The programme started broadcasting during the 2016–17 Premier League season and ran up to the end of 2018–19, it was succeeded by MOTDx from 2019–20.

== Interviews and features ==
Each edition of The Premier League Show features either an interview with a key football figure or a look at a prominent football story.

Examples have included:
- Steve Bower, Dion Dublin, Jermaine Jenas, Gary Lineker, Gabby Logan, Trevor Sinclair, and Dan Walker conducting one-to-one interviews with Rafael Benítez, Slaven Bilić, Petr Čech, Paul Clement, Antonio Conte, Kevin De Bruyne, Didier Drogba, Sean Dyche, Cesc Fàbregas, Darren Fletcher, Pep Guardiola, Joe Hart, Eddie Howe, Mark Hughes, Jürgen Klopp, Ronald Koeman, Juan Mata, José Mourinho, David Moyes, Mark Noble, Alan Pardew, Mauricio Pochettino, Kasper Schmeichel, Craig Shakespeare, Raheem Sterling, Jamie Vardy, and David Wagner.
- Matthew Syed examining the rivalry between Pep Guardiola and José Mourinho.
- Gabby Logan chairing a discussion to reflect on Arsène Wenger's 20 years as Arsenal manager. She was joined by former Arsenal players John Hartson, Martin Keown, and Ian Wright, plus journalist Amy Lawrence and supporter Piers Morgan.
- Gary Lineker travelling to New York to see how the Premier League is covered by the broadcast media in the United States, and viewed by the American public. He visited New York City FC, interviewed Frank Lampard and Patrick Vieira, and chatted to Andrea Pirlo and David Villa.
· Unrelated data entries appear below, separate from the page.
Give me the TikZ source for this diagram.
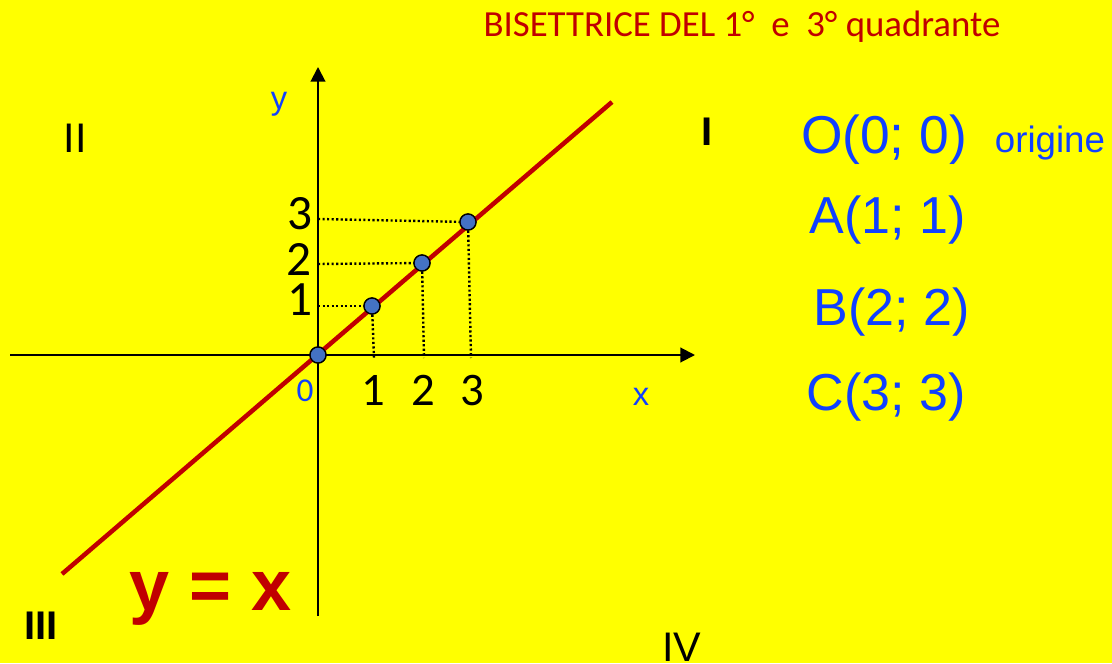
\documentclass[tikz,border=0pt]{standalone}
\usepackage{fontspec}
\setmainfont{Liberation Sans}
\newfontfamily\calibri{Carlito}
\usetikzlibrary{arrows.meta,positioning}
\definecolor{bgyellow}{RGB}{255,255,0}
\definecolor{darkred}{RGB}{192,0,0}
\definecolor{txtblue}{RGB}{16,64,255}
\definecolor{dotblue}{RGB}{68,114,196}

\begin{document}
\begin{tikzpicture}[x=0.75pt, y=-0.75pt,
    axis/.style={line width=1.5pt, -{Triangle[length=11pt, width=11pt]}},
    guide/.style={line width=1.8pt, dash pattern=on 1.6pt off 1.8pt},
    bis/.style={line width=3.4pt, darkred},
    pt/.style={circle, draw, line width=1pt, fill=dotblue, inner sep=0pt, minimum size=12pt},
    num/.style={anchor=base, inner sep=0pt, text height=0.64em, text depth=0pt, font=\calibri\fontsize{37}{37}\selectfont},
    quad/.style={anchor=base, inner sep=0pt, font=\fontsize{31}{31}\selectfont},
    coordlbl/.style={anchor=base, inner sep=0pt, text=txtblue, font=\fontsize{39}{39}\selectfont}
]
\fill[bgyellow] (0,0) rectangle (1112,663);

% assi
\coordinate (xs) at (10,355);
\coordinate (xe) at (695,355);
\coordinate (ys) at (318,616);
\coordinate (ye) at (318,67);
\draw[axis] (xs) -- (xe);
\draw[axis] (ys) -- (ye);

% punti
\node[pt] (O) at (318,355) {};
\node[pt] (A) at (372,306) {};
\node[pt] (B) at (422,263) {};
\node[pt] (C) at (468,222) {};

% proiezioni
\coordinate (ya) at (318,306);
\coordinate (yb) at (318,264);
\coordinate (yc) at (318,219);
\coordinate (xa) at (374,358);
\coordinate (xb) at (424,358);
\coordinate (xc) at (471,358);
\draw[guide] (ya) -- (A);
\draw[guide] (yb) -- (B);
\draw[guide] (yc) -- (C);
\draw[guide] (A) -- (xa);
\draw[guide] (B) -- (xb);
\draw[guide] (C) -- (xc);

% bisettrice
\coordinate (lo) at (62,574);
\coordinate (hi) at (612,102);
\draw[bis] (lo) -- (hi);
\node[pt] at (O) {};
\node[pt] at (A) {};
\node[pt] at (B) {};
\node[pt] at (C) {};

% etichette assi
\node[num] (ny1) at (300,315) {1};
\node[num] (ny2) at (299,275) {2};
\node[num] (ny3) at (300,229) {3};
\node[num, font=\calibri\fontsize{35}{35}\selectfont] (nx1) at (373,405) {1};
\node[num, font=\calibri\fontsize{35}{35}\selectfont] (nx2) at (423,405) {2};
\node[num, font=\calibri\fontsize{35}{35}\selectfont] (nx3) at (472,405) {3};
\node[anchor=base, inner sep=0pt, text=txtblue, font=\calibri\fontsize{25}{25}\selectfont] (n0) at (305,401) {0};
\node[anchor=base, inner sep=0pt, text=txtblue, font=\fontsize{24.5}{24.5}\selectfont] (lx) at (641,405) {x};
\node[anchor=base, inner sep=0pt, text=txtblue, font=\fontsize{24.5}{24.5}\selectfont] (ly) at (279,110) {y};

% quadranti
\node[quad] (q2) at (75,152) {II};
\node[quad, font=\bfseries\fontsize{30}{30}\selectfont] (q1) at (707,146) {I};
\node[quad, font=\bfseries\fontsize{30}{30}\selectfont] (q3) at (41,639) {III};
\node[quad, text depth=0pt] (q4) at (682,661) {IV};

% titolo e testi
\node[anchor=base, inner sep=0pt, text=darkred, font=\calibri\fontsize{27.6}{27.6}\selectfont] (title) at (742,37) {BISETTRICE DEL 1°\ \ e\ \ 3° quadrante};
\node[anchor=base, inner sep=0pt, text=darkred, font=\bfseries\fontsize{54}{54}\selectfont] (eq) at (211,610) {y = x};
\node[coordlbl, font=\fontsize{40}{40}\selectfont] (lO) at (884,153) {O(0; 0)};
\node[anchor=base, inner sep=0pt, text=txtblue, font=\fontsize{27.5}{27.5}\selectfont] (orig) at (1050,152) {origine};
\node[coordlbl] (lA) at (888,233) {A(1; 1)};
\node[coordlbl] (lB) at (892,325) {B(2; 2)};
\node[coordlbl] (lC) at (886,410) {C(3; 3)};
\end{tikzpicture}
\end{document}
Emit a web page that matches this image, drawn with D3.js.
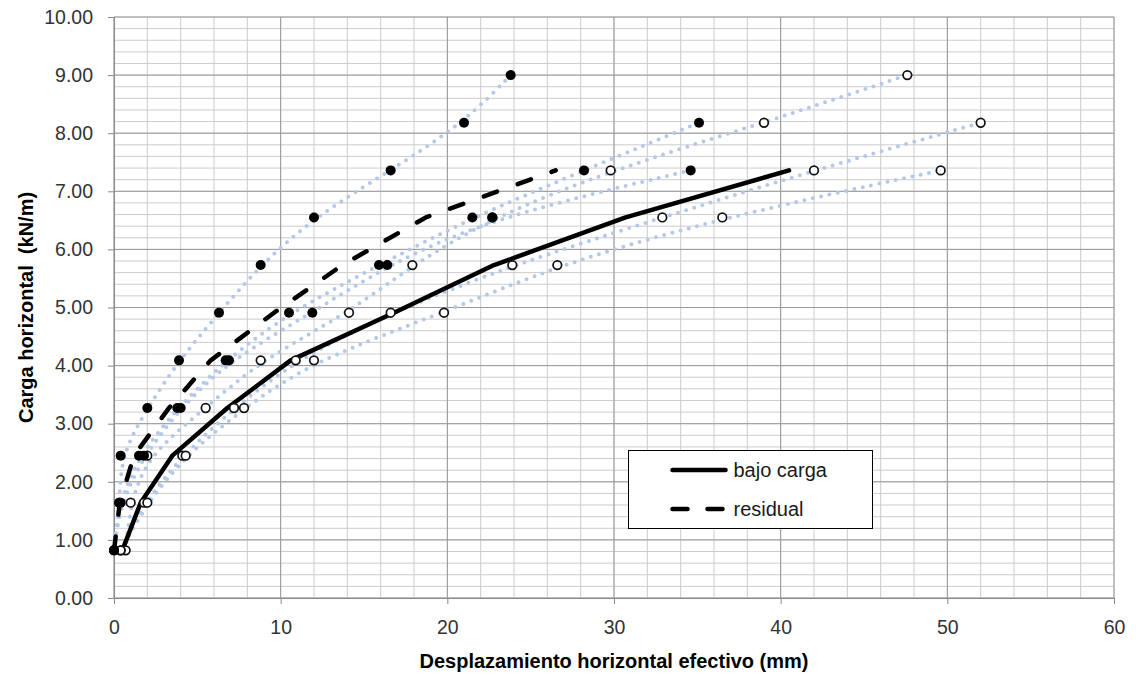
<!DOCTYPE html>
<html>
<head>
<meta charset="utf-8">
<script src="https://cdn.jsdelivr.net/npm/d3@7"></script>
<style>
  body { margin: 0; background: #fff; }
  svg { font-family: 'Liberation Sans', Arial, sans-serif; }
  .axis text { fill: #333; }
  .axis path, .axis line { stroke: #8a8a8a; }
</style>
</head>
<body>
<div id="chart"></div>
<script>
// Load levels (kN/m)
var loads = [0.82, 1.64, 2.45, 3.27, 4.09, 4.91, 5.73, 6.55, 7.36, 8.18, 9.00];

// Displacement under load (mm), one array per test
var underLoad1 = [0.7, 1.0, 2.0, 5.5, 8.8, 14.1, 17.9, 22.7, 29.8, 39.0, 47.6];
var underLoad2 = [0.4, 1.8, 4.1, 7.2, 10.9, 16.6, 23.9, 32.9, 42.0, 52.0];
var underLoad3 = [0.4, 2.0, 4.3, 7.8, 12.0, 19.8, 26.6, 36.5, 49.6];

// Residual displacement (mm), one array per test
var residual1 = [0.0, 0.35, 0.4, 2.0, 3.9, 6.3, 8.8, 12.0, 16.6, 21.0, 23.8];
var residual2 = [0.0, 0.3, 1.5, 3.8, 6.7, 10.5, 15.9, 21.5, 28.2, 35.1];
var residual3 = [0.0, 0.4, 1.8, 4.0, 6.9, 11.9, 16.4, 22.7, 34.6];

// Mean curves as drawn on the chart
var meanUnderLoad = [0.5, 1.6, 3.5, 6.8, 10.6, 16.8, 22.8, 30.7, 40.5];
var meanResidual = [0.0, 0.35, 1.2, 3.3, 5.8, 9.6, 13.7, 18.7, 26.5];

var legendLabels = ['bajo carga', 'residual'];

var xTicks = [0, 10, 20, 30, 40, 50, 60];
var yTicks = [0, 1, 2, 3, 4, 5, 6, 7, 8, 9, 10];

var margin = {top: 17, right: 22, bottom: 77, left: 114};
var width = 1136 - margin.left - margin.right;
var height = 675 - margin.top - margin.bottom;

var x = d3.scaleLinear().domain([0, 60]).range([0, width]);
var y = d3.scaleLinear().domain([0, 10]).range([height, 0]);

// pair a displacement array with the load levels
function pairs(values) {
  return values.map(function(v, i) { return {x: v, y: loads[i]}; });
}

var svg = d3.select('#chart').append('svg')
    .attr('width', 1136)
    .attr('height', 675)
  .append('g')
    .attr('transform', 'translate(' + margin.left + ',' + margin.top + ')');

// Minor gridlines
svg.append('g')
  .selectAll('line')
  .data(d3.range(0, 60.01, 2))
  .enter().append('line')
    .attr('x1', function(d) { return x(d); })
    .attr('x2', function(d) { return x(d); })
    .attr('y1', 0).attr('y2', height)
    .attr('stroke', '#cccccc');
svg.append('g')
  .selectAll('line')
  .data(d3.range(0, 10.01, 0.2))
  .enter().append('line')
    .attr('y1', function(d) { return y(d); })
    .attr('y2', function(d) { return y(d); })
    .attr('x1', 0).attr('x2', width)
    .attr('stroke', '#cccccc');

// Major gridlines
svg.append('g')
  .selectAll('line')
  .data(xTicks)
  .enter().append('line')
    .attr('x1', function(d) { return x(d); })
    .attr('x2', function(d) { return x(d); })
    .attr('y1', 0).attr('y2', height)
    .attr('stroke', '#999999');
svg.append('g')
  .selectAll('line')
  .data(yTicks)
  .enter().append('line')
    .attr('y1', function(d) { return y(d); })
    .attr('y2', function(d) { return y(d); })
    .attr('x1', 0).attr('x2', width)
    .attr('stroke', '#999999');

// Axes
var xAxis = d3.axisBottom(x).tickValues(xTicks).tickSize(6).tickPadding(16);
var yAxis = d3.axisLeft(y).tickValues(yTicks).tickSize(6).tickPadding(15)
  .tickFormat(d3.format('.2f'));

svg.append('g')
  .attr('class', 'x axis')
  .attr('transform', 'translate(0,' + height + ')')
  .call(xAxis)
  .call(function(g) { g.selectAll('text').style('font-size', '19.5px'); });

svg.append('g')
  .attr('class', 'y axis')
  .call(yAxis)
  .call(function(g) { g.selectAll('text').style('font-size', '19.5px'); });

// Dotted trend curves for every test
var trend = d3.line()
  .x(function(d) { return x(d.x); })
  .y(function(d) { return y(d.y); })
  .curve(d3.curveBasis);

var tests = [underLoad1, underLoad2, underLoad3, residual1, residual2, residual3];
svg.append('g')
  .selectAll('path')
  .data(tests)
  .enter().append('path')
    .attr('d', function(d) { return trend(pairs(d)); })
    .attr('fill', 'none')
    .attr('stroke', '#b4c8e8')
    .attr('stroke-width', 4)
    .attr('stroke-linecap', 'round')
    .attr('stroke-dasharray', '0,8.5');

// Mean curves
var meanLine = d3.line()
  .x(function(d) { return x(d.x); })
  .y(function(d) { return y(d.y); });

svg.append('path')
  .attr('d', meanLine(pairs(meanUnderLoad)))
  .attr('fill', 'none')
  .attr('stroke', '#000')
  .attr('stroke-width', 4.5)
  .attr('stroke-linejoin', 'round')
  .attr('stroke-linecap', 'round');

svg.append('path')
  .attr('d', meanLine(pairs(meanResidual)))
  .attr('fill', 'none')
  .attr('stroke', '#000')
  .attr('stroke-width', 4.5)
  .attr('stroke-linecap', 'round')
  .attr('stroke-dasharray', '14,22');

// Open markers: displacement under load
[underLoad1, underLoad2, underLoad3].forEach(function(s) {
  svg.append('g')
    .selectAll('circle')
    .data(pairs(s))
    .enter().append('circle')
      .attr('r', 4.3)
      .attr('cx', function(d) { return x(d.x); })
      .attr('cy', function(d) { return y(d.y); })
      .attr('fill', '#fff')
      .attr('stroke', '#111')
      .attr('stroke-width', 1.7);
});

// Filled markers: residual displacement
[residual1, residual2, residual3].forEach(function(s) {
  svg.append('g')
    .selectAll('circle')
    .data(pairs(s))
    .enter().append('circle')
      .attr('r', 5)
      .attr('cx', function(d) { return x(d.x); })
      .attr('cy', function(d) { return y(d.y); })
      .attr('fill', '#000');
});

// Axis titles
svg.append('text')
  .attr('x', width / 2)
  .attr('y', height + 70)
  .attr('text-anchor', 'middle')
  .style('font-size', '20px')
  .style('font-weight', 'bold')
  .text('Desplazamiento horizontal efectivo (mm)');

svg.append('text')
  .attr('transform', 'translate(' + (-81) + ',' + y(5) + ') rotate(-90)')
  .attr('text-anchor', 'middle')
  .style('font-size', '20px')
  .style('font-weight', 'bold')
  .style('white-space', 'pre')
  .text('Carga horizontal  (kN/m)');

// Legend
var legend = svg.append('g')
  .attr('transform', 'translate(' + (628.5 - margin.left) + ',' + (450.5 - margin.top) + ')');

legend.append('rect')
  .attr('width', 244)
  .attr('height', 78)
  .attr('fill', '#fff')
  .attr('stroke', '#000');

legend.selectAll('line')
  .data(legendLabels)
  .enter().append('line')
    .attr('x1', 44).attr('x2', 97)
    .attr('y1', function(d, i) { return 19.5 + i * 39; })
    .attr('y2', function(d, i) { return 19.5 + i * 39; })
    .attr('stroke', '#000')
    .attr('stroke-width', 4.5)
    .attr('stroke-linecap', 'round')
    .attr('stroke-dasharray', function(d, i) { return i ? '15,20' : null; });

legend.selectAll('text')
  .data(legendLabels)
  .enter().append('text')
    .attr('x', 105)
    .attr('y', function(d, i) { return 26.5 + i * 39; })
    .style('font-size', '20px')
    .attr('fill', '#1a1a1a')
    .text(function(d) { return d; });
</script>
</body>
</html>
- Gabby Logan travelled to the North East to look at the history and current state of football in the region. She was joined by former players Colin Cooper, Michael Gray, and Alan Shearer, as well as North East journalist Simon Bird and local author John Nicholson.
- Matthew Syed analysing the mentality behind Leicester City's 2016-2017 season.
- Gabby Logan chairing a discussion ahead of the Merseyside derby. She was joined by former players Mark Lawrenson and Peter Reid, boxer Tony Bellew, and journalist David Prentice.
- Gabby Logan chairing a discussion ahead of the North London derby. The panel consisted of players Jermaine Jenas and Alex Scott, former Tottenham chair Lord Sugar, and chief football writer John Cross.